• Task details
Reproduce, character for character, the lines below from the first through the one with "(bod) at (471.5,43.5)". Leave pictures out.

Begin Data for this task

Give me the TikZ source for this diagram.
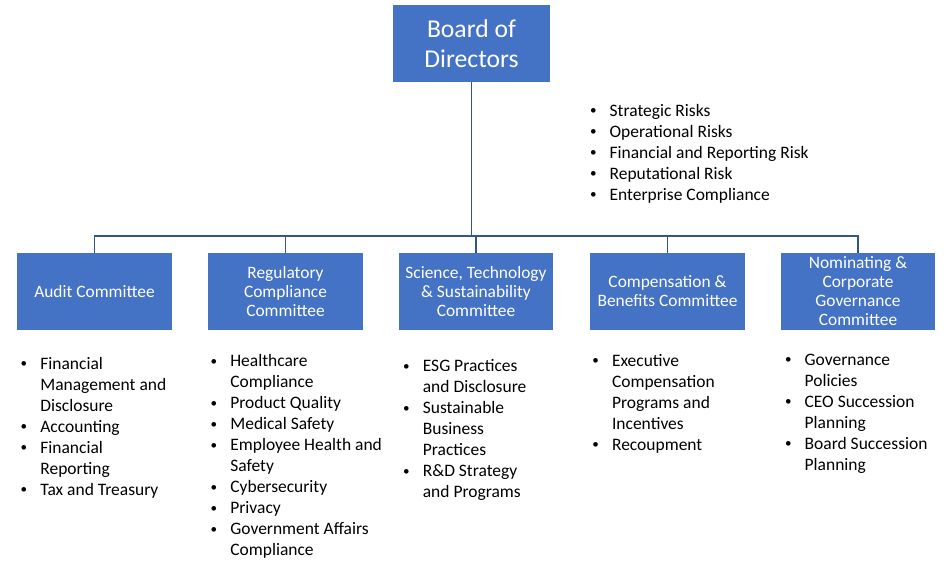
\documentclass[tikz,border=0pt]{standalone}
\usepackage{fontspec}
\setmainfont{Carlito}
\usetikzlibrary{positioning}
\definecolor{boxblue}{RGB}{68,114,196}
\definecolor{linkblue}{RGB}{52,84,140}

% bullet item and its continuation lines
\newcommand{\duty}[1]{\makebox[11.67pt][l]{\hspace{0.5pt}\raisebox{0.6pt}{\scalebox{0.75}{\textbullet}}}#1}
\newcommand{\wrap}[1]{\hspace*{11.67pt}#1}

\begin{document}
\begin{tikzpicture}[x=0.02cm, y=-0.02cm,
  board/.style={fill=boxblue, text=white, minimum width=3.14cm, minimum height=1.54cm, inner sep=1pt, align=center, font=\fontsize{14.6}{17.1}\selectfont},
  committee/.style={fill=boxblue, text=white, minimum width=3.1cm, minimum height=1.54cm, inner sep=1pt, align=center, font=\fontsize{9.9}{10.8}\selectfont},
  duties/.style={anchor=base west, inner sep=0pt, align=left, font=\fontsize{9.95}{11.95}\selectfont},
  link/.style={draw=linkblue, line width=0.8pt}
]
  \useasboundingbox (0,0) rectangle (951,562);

  % Board
  \node[board] (bod) at (471.5,43.5) {Board of\\Directors};

  % Committees
  \node[committee] (audit) at (94.5,291.5) {Audit Committee};
  \node[committee] (reg) at (285.5,291.5) {Regulatory\\Compliance\\Committee};
  \node[committee] (sci) at (476,291.5) {Science, Technology\\\& Sustainability\\Committee};
  \node[committee] (comp) at (667.5,291.5) {Compensation \&\\Benefits Committee};
  \node[committee] (nom) at (858,291.5) {Nominating \&\\Corporate\\Governance\\Committee};

  % Connectors
  \coordinate (bus) at (471.5,236);
  \draw[link] (bod.south) -- (bus);
  \foreach \c in {audit,reg,sci,comp,nom}
    \draw[link] (bus) -| (\c.north);

  % Board risks (placed at the last baseline)
  \node[duties] (risks) at (588.8,200) {\duty{Strategic Risks}\\\duty{Operational Risks}\\\duty{Financial and Reporting Risk}\\\duty{Reputational Risk}\\\duty{Enterprise Compliance}};

  % Committee duties
  \node[duties] (auditlist) at (19.5,495) {\duty{Financial}\\\wrap{Management and}\\\wrap{Disclosure}\\\duty{Accounting}\\\duty{Financial}\\\wrap{Reporting}\\\duty{Tax and Treasury}};
  \node[duties] (reglist) at (209.5,555.7) {\duty{Healthcare}\\\wrap{Compliance}\\\duty{Product Quality}\\\duty{Medical Safety}\\\duty{Employee Health and}\\\wrap{Safety}\\\duty{Cybersecurity}\\\duty{Privacy}\\\duty{Government Affairs}\\\wrap{Compliance}};
  \node[duties] (scilist) at (402,497.7) {\duty{ESG Practices}\\\wrap{and Disclosure}\\\duty{Sustainable}\\\wrap{Business}\\\wrap{Practices}\\\duty{R\&D Strategy}\\\wrap{and Programs}};
  \node[duties] (complist) at (591.2,450) {\duty{Executive}\\\wrap{Compensation}\\\wrap{Programs and}\\\wrap{Incentives}\\\duty{Recoupment}};
  \node[duties] (nomlist) at (783.8,470) {\duty{Governance}\\\wrap{Policies}\\\duty{CEO Succession}\\\wrap{Planning}\\\duty{Board Succession}\\\wrap{Planning}};
\end{tikzpicture}
\end{document}
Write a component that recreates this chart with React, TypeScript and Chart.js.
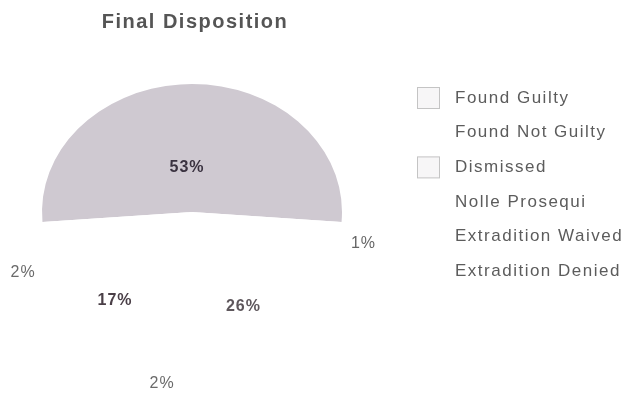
import React, { useEffect, useRef } from 'react';
import { Chart, registerables } from 'chart.js';

Chart.register(...registerables);

const chartTitle = 'Final Disposition';
const categories = [
  'Found Guilty',
  'Found Not Guilty',
  'Dismissed',
  'Nolle Prosequi',
  'Extradition Waived',
  'Extradition Denied',
];
const percentages = [53, 1, 26, 2, 17, 2];
const sliceColors = ['#cfc9d1', '#ffffff', '#ffffff', '#ffffff', '#ffffff', '#ffffff'];

// label styling per slice: radial factor, nudges, weight, colour
const labelFactor = [0.35, 1.15, 0.84, 1.35, 0.85, 1.15];
const labelDx = [-5, 0, -22, 20, 18, 2];
const labelDy = [0, 16, 7, 4, 16, 40];
const labelBold = [true, false, true, false, true, false];
const labelColor = ['#3a3240', '#666666', '#5e575c', '#6a6a6a', '#4a3f47', '#6a6a6a'];
const legendBox = [true, false, true, false, false, false];

const X_STRETCH = 150 / 128;

const ellipsePlugin = {
  id: 'ellipse',
  beforeDatasetsDraw(chart: any) {
    const arc = chart.getDatasetMeta(0).data[0];
    if (!arc) return;
    const ctx = chart.ctx;
    ctx.save();
    ctx.translate(arc.x, arc.y);
    ctx.scale(X_STRETCH, 1);
    ctx.translate(-arc.x, -arc.y);
  },
  afterDatasetsDraw(chart: any) {
    chart.ctx.restore();
  },
};

const decorPlugin = {
  id: 'decor',
  afterDraw(chart: any) {
    const ctx = chart.ctx;
    const meta = chart.getDatasetMeta(0);
    // slice labels
    meta.data.forEach((arc: any, i: number) => {
      const mid = (arc.startAngle + arc.endAngle) / 2;
      const r = arc.outerRadius * labelFactor[i];
      const x = arc.x + Math.cos(mid) * r * X_STRETCH + labelDx[i];
      const y = arc.y + Math.sin(mid) * r + labelDy[i];
      ctx.save();
      ctx.font = (labelBold[i] ? 'bold ' : '') + '16px "Liberation Sans", Arial, sans-serif';
      (ctx as any).letterSpacing = '1px';
      ctx.fillStyle = labelColor[i];
      ctx.textAlign = 'center';
      ctx.textBaseline = 'middle';
      ctx.fillText(percentages[i] + '%', x, y);
      ctx.restore();
    });
    // title
    ctx.save();
    ctx.font = 'bold 20px "Liberation Sans", Arial, sans-serif';
    (ctx as any).letterSpacing = '1.5px';
    ctx.fillStyle = '#555555';
    ctx.textAlign = 'center';
    ctx.textBaseline = 'alphabetic';
    ctx.fillText(chartTitle, 195, 28);
    ctx.restore();
    // legend
    categories.forEach((name, i) => {
      const cy = 98 + i * 34.7;
      ctx.save();
      if (legendBox[i]) {
        ctx.fillStyle = '#f7f6f7';
        ctx.strokeStyle = '#c4c4c4';
        ctx.lineWidth = 1;
        ctx.fillRect(417.5, cy - 10.5, 22, 21);
        ctx.strokeRect(417.5, cy - 10.5, 22, 21);
      }
      ctx.font = '17px "Liberation Sans", Arial, sans-serif';
      (ctx as any).letterSpacing = '1.5px';
      ctx.fillStyle = '#5c5c5c';
      ctx.textAlign = 'left';
      ctx.textBaseline = 'middle';
      ctx.fillText(name, 455, cy);
      ctx.restore();
    });
  },
};

export default function App() {
  const ref = useRef<HTMLCanvasElement | null>(null);
  useEffect(() => {
    if (!ref.current) return;
    const total = percentages.reduce((a, b) => a + b, 0);
    const chart = new Chart(ref.current, {
      type: 'pie',
      data: {
        labels: categories,
        datasets: [
          {
            data: percentages,
            backgroundColor: sliceColors,
            borderWidth: 0,
            hoverOffset: 0,
            clip: false as any,
          },
        ],
      },
      options: {
        animation: false,
        responsive: true,
        maintainAspectRatio: false,
        rotation: -((percentages[0] / total) * 360) / 2,
        layout: { padding: { left: 64, right: 311, top: 84, bottom: 66 } },
        plugins: {
          legend: { display: false },
          title: { display: false },
          tooltip: { enabled: false },
        },
        events: [],
      },
      plugins: [ellipsePlugin, decorPlugin],
    });
    return () => chart.destroy();
  }, []);
  return (
    <div style={{ position: 'fixed', left: 0, top: 0, width: 631, height: 406, background: '#ffffff' }}>
      <canvas ref={ref} />
    </div>
  );
}
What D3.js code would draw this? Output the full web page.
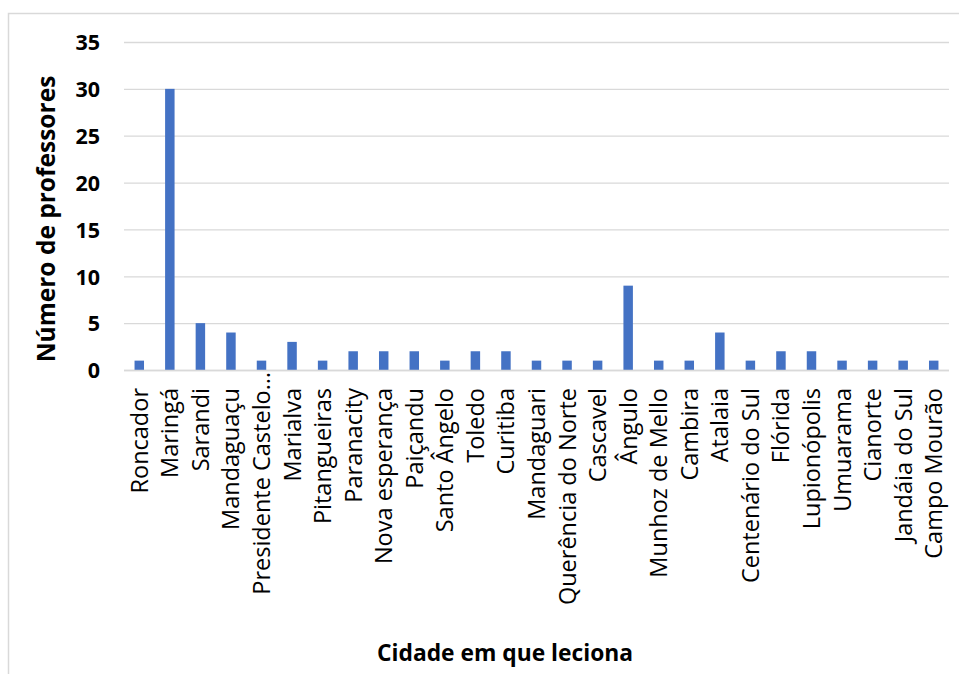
<!DOCTYPE html>
<html>
<head>
<meta charset="utf-8">
<script src="https://cdn.jsdelivr.net/npm/d3@7"></script>
<style>
  html, body { margin: 0; padding: 0; background: #fff; }
  svg { display: block; font-family: "Open Sans", sans-serif; }
</style>
</head>
<body>
<svg id="chart" width="959" height="674"></svg>
<script>
// Cities where the teachers work, and how many teachers in each
const cities = [
  "Roncador", "Maringá", "Sarandi", "Mandaguaçu", "Presidente Castelo…",
  "Marialva", "Pitangueiras", "Paranacity", "Nova esperança", "Paiçandu",
  "Santo Ângelo", "Toledo", "Curitiba", "Mandaguari", "Querência do Norte",
  "Cascavel", "Ângulo", "Munhoz de Mello", "Cambira", "Atalaia",
  "Centenário do Sul", "Flórida", "Lupionópolis", "Umuarama", "Cianorte",
  "Jandáia do Sul", "Campo Mourão"
];
const teachers = [1, 30, 5, 4, 1, 3, 1, 2, 2, 2, 1, 2, 2, 1, 1, 1, 9, 1, 1, 4, 1, 2, 2, 1, 1, 1, 1];
const yTicks = [0, 5, 10, 15, 20, 25, 30, 35];
const yTitle = "Número de professores";
const xTitle = "Cidade em que leciona";

const svg = d3.select("#chart");
const W = 959, H = 674;
const plot = { left: 124, right: 949, top: 42, bottom: 370 };
const gridColor = "#d9d9d9";
const barColor = "#4472c4";

// chart area frame (left and top edges)
svg.append("path")
  .attr("d", `M8.5,${H} V13.5 H${W}`)
  .attr("fill", "none")
  .attr("stroke", gridColor)
  .attr("stroke-width", 1.5);

const x = d3.scaleBand()
  .domain(cities)
  .range([plot.left, plot.right])
  .paddingInner(0.69)
  .paddingOuter(0.345);

const y = d3.scaleLinear()
  .domain([0, 35])
  .range([plot.bottom, plot.top]);

// horizontal gridlines and value labels
const yAxis = d3.axisLeft(y)
  .tickValues(yTicks)
  .tickSize(-(plot.right - plot.left))
  .tickPadding(24)
  .tickFormat(d3.format("d"));

const gy = svg.append("g")
  .attr("transform", `translate(${plot.left},0)`)
  .call(yAxis);
gy.select(".domain").remove();
gy.selectAll(".tick line")
  .attr("stroke", gridColor)
  .attr("stroke-width", 1.3);
gy.selectAll(".tick text")
  .attr("fill", "#000")
  .attr("font-family", "Open Sans, sans-serif")
  .attr("font-weight", "bold")
  .attr("font-size", 21.5)
  .attr("dy", "0.36em");

// bars
svg.append("g")
  .selectAll("rect")
  .data(cities)
  .join("rect")
  .attr("x", d => x(d))
  .attr("width", x.bandwidth())
  .attr("y", (d, i) => y(teachers[i]))
  .attr("height", (d, i) => y(0) - y(teachers[i]))
  .attr("fill", barColor);

// category axis
const xAxis = d3.axisBottom(x).tickSize(0).tickPadding(0);
const gx = svg.append("g")
  .attr("transform", `translate(0,${plot.bottom})`)
  .call(xAxis);
gx.select(".domain")
  .attr("stroke", gridColor)
  .attr("stroke-width", 1.3)
  .attr("d", `M${plot.left},0.5H${plot.right}`);
gx.selectAll(".tick text")
  .attr("fill", "#000")
  .attr("font-family", "Open Sans, sans-serif")
  .attr("font-size", 23.5)
  .attr("text-anchor", "end")
  .attr("dy", "0.36em")
  // truncated names start right at the axis, the others leave a gap
  .attr("transform", d => `translate(0,${d.endsWith("…") ? 2 : 18}) rotate(-90)`);

// axis titles
svg.append("text")
  .attr("transform", `translate(46,219) rotate(-90)`)
  .attr("text-anchor", "middle")
  .attr("dy", "0.36em")
  .attr("font-weight", "bold")
  .attr("font-size", 24.5)
  .text(yTitle);

svg.append("text")
  .attr("x", 505)
  .attr("y", 661)
  .attr("text-anchor", "middle")
  .attr("font-weight", "bold")
  .attr("font-size", 22.8)
  .text(xTitle);
</script>
</body>
</html>
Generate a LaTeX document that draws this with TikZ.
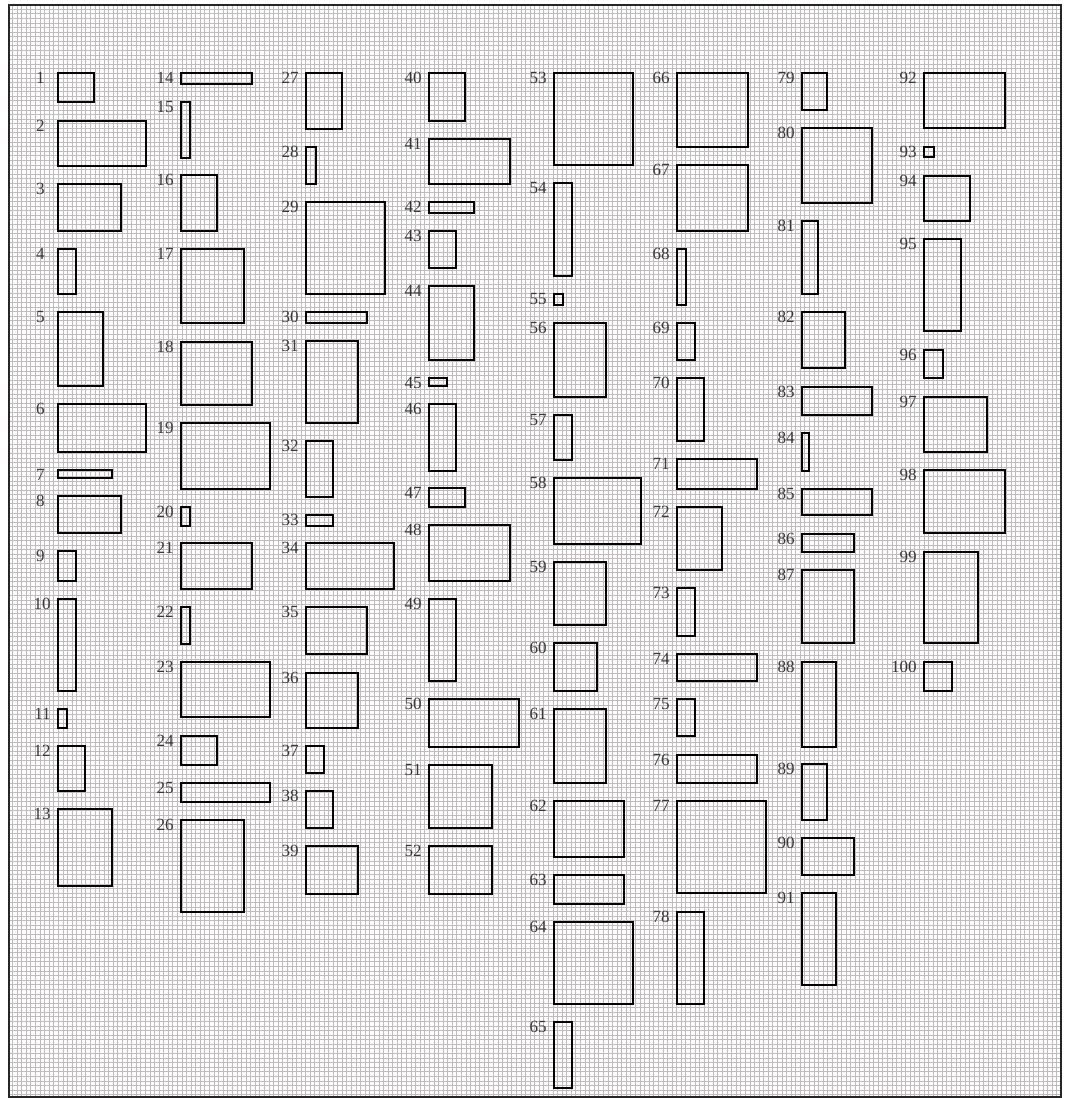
\documentclass[tikz,border=0pt]{standalone}
\usepackage{fontspec}
\setmainfont{Liberation Serif}
\definecolor{gridgray}{RGB}{192,188,190}
\tikzset{
  gridline/.style={draw=gridgray, line width=0.55pt},
  itembox/.style={draw=black, line width=1.4pt},
  itemlabel/.style={anchor=north east, inner sep=0pt, text=black!78,
    font=\fontsize{12.8}{14}\selectfont},
}
\begin{document}
\begin{tikzpicture}[x=0.75pt,y=-0.75pt]
\useasboundingbox (0,0) rectangle (1066,1098);
% background grid
\begin{scope}
  \clip (9,5) rectangle (1060.5,1096.5);
  \foreach \k in {-11,...,220}
    \draw[gridline] ({58.3+\k*4.58},0) -- ({58.3+\k*4.58},1098);
  \foreach \k in {-15,...,225}
    \draw[gridline] (0,{73.3+\k*4.58}) -- (1066,{73.3+\k*4.58});
\end{scope}
\draw[black!85, line width=1.5pt] (9,5) rectangle (1060.5,1096.5);
% items: number/left/top/right/bottom
\foreach \n/\xa/\ya/\xb/\yb in {
  1/58/73/94/102, 2/58/121/146/166, 3/58/184/121/231, 4/58/249/76/294,
  5/58/312/103/386, 6/58/404/146/452, 7/58/470/112/478, 8/58/496/121/533,
  9/58/551/76/581, 10/58/599/76/691, 11/58/709/67/728, 12/58/746/85/791,
  13/58/809/112/886,
  14/181/73/252/84, 15/181/102/190/158, 16/181/175/217/231, 17/181/249/244/323,
  18/181/342/252/405, 19/181/423/270/489, 20/181/507/190/526, 21/181/543/252/589,
  22/181/607/190/644, 23/181/662/270/717, 24/181/736/217/765, 25/181/783/270/802,
  26/181/820/244/912,
  27/306/73/342/129, 28/306/147/316/184, 29/306/202/385/294, 30/306/312/367/323,
  31/306/341/358/423, 32/306/441/333/497, 33/306/515/333/526, 34/306/543/394/589,
  35/306/607/367/654, 36/306/673/358/728, 37/306/746/324/773, 38/306/791/333/828,
  39/306/846/358/894,
  40/429/73/465/121, 41/429/139/510/184, 42/429/202/474/213, 43/429/231/456/268,
  44/429/286/474/360, 45/429/378/447/386, 46/429/404/456/471, 47/429/488/465/507,
  48/429/525/510/581, 49/429/599/456/681, 50/429/699/519/747, 51/429/765/492/828,
  52/429/846/492/894,
  53/554/73/633/165, 54/554/183/572/276, 55/554/294/563/305, 56/554/323/606/397,
  57/554/415/572/460, 58/554/478/641/544, 59/554/562/606/625, 60/554/643/597/691,
  61/554/709/606/783, 62/554/801/624/857, 63/554/875/624/904, 64/554/922/633/1004,
  65/554/1022/572/1088,
  66/677/73/748/147, 67/677/165/748/231, 68/677/249/686/305, 69/677/323/695/360,
  70/677/378/704/441, 71/677/459/757/489, 72/677/507/722/570, 73/677/588/695/636,
  74/677/654/757/681, 75/677/699/695/736, 76/677/755/757/783, 77/677/801/766/893,
  78/677/912/704/1004,
  79/802/73/827/110, 80/802/128/872/203, 81/802/221/818/294, 82/802/312/845/368,
  83/802/387/872/415, 84/802/433/809/471, 85/802/489/872/515, 86/802/534/854/552,
  87/802/570/854/643, 88/802/662/836/747, 89/802/764/827/820, 90/802/838/854/875,
  91/802/893/836/985,
  92/924/73/1005/128, 93/924/147/934/157, 94/924/176/970/221, 95/924/239/961/331,
  96/924/350/943/378, 97/924/397/987/452, 98/924/470/1005/533, 99/924/552/978/643,
  100/924/662/952/691}{
  \draw[itembox] (\xa,\ya) rectangle (\xb,\yb);
  \pgfmathsetmacro\lx{\n<10 ? \xa-13 : \xa-7}
  \node[itemlabel] (lbl\n) at (\lx,\ya-1) {\n};
}
\end{tikzpicture}
\end{document}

End Data for this task

• Solution below
Give me the TikZ source for this diagram.
\documentclass[tikz,border=0pt]{standalone}
\usepackage{fontspec}
\setmainfont{Carlito}
\usetikzlibrary{positioning}
\definecolor{boxblue}{RGB}{68,114,196}
\definecolor{linkblue}{RGB}{52,84,140}

% bullet item and its continuation lines
\newcommand{\duty}[1]{\makebox[11.67pt][l]{\hspace{0.5pt}\raisebox{0.6pt}{\scalebox{0.75}{\textbullet}}}#1}
\newcommand{\wrap}[1]{\hspace*{11.67pt}#1}

\begin{document}
\begin{tikzpicture}[x=0.02cm, y=-0.02cm,
  board/.style={fill=boxblue, text=white, minimum width=3.14cm, minimum height=1.54cm, inner sep=1pt, align=center, font=\fontsize{14.6}{17.1}\selectfont},
  committee/.style={fill=boxblue, text=white, minimum width=3.1cm, minimum height=1.54cm, inner sep=1pt, align=center, font=\fontsize{9.9}{10.8}\selectfont},
  duties/.style={anchor=base west, inner sep=0pt, align=left, font=\fontsize{9.95}{11.95}\selectfont},
  link/.style={draw=linkblue, line width=0.8pt}
]
  \useasboundingbox (0,0) rectangle (951,562);

  % Board
  \node[board] (bod) at (471.5,43.5) {Board of\\Directors};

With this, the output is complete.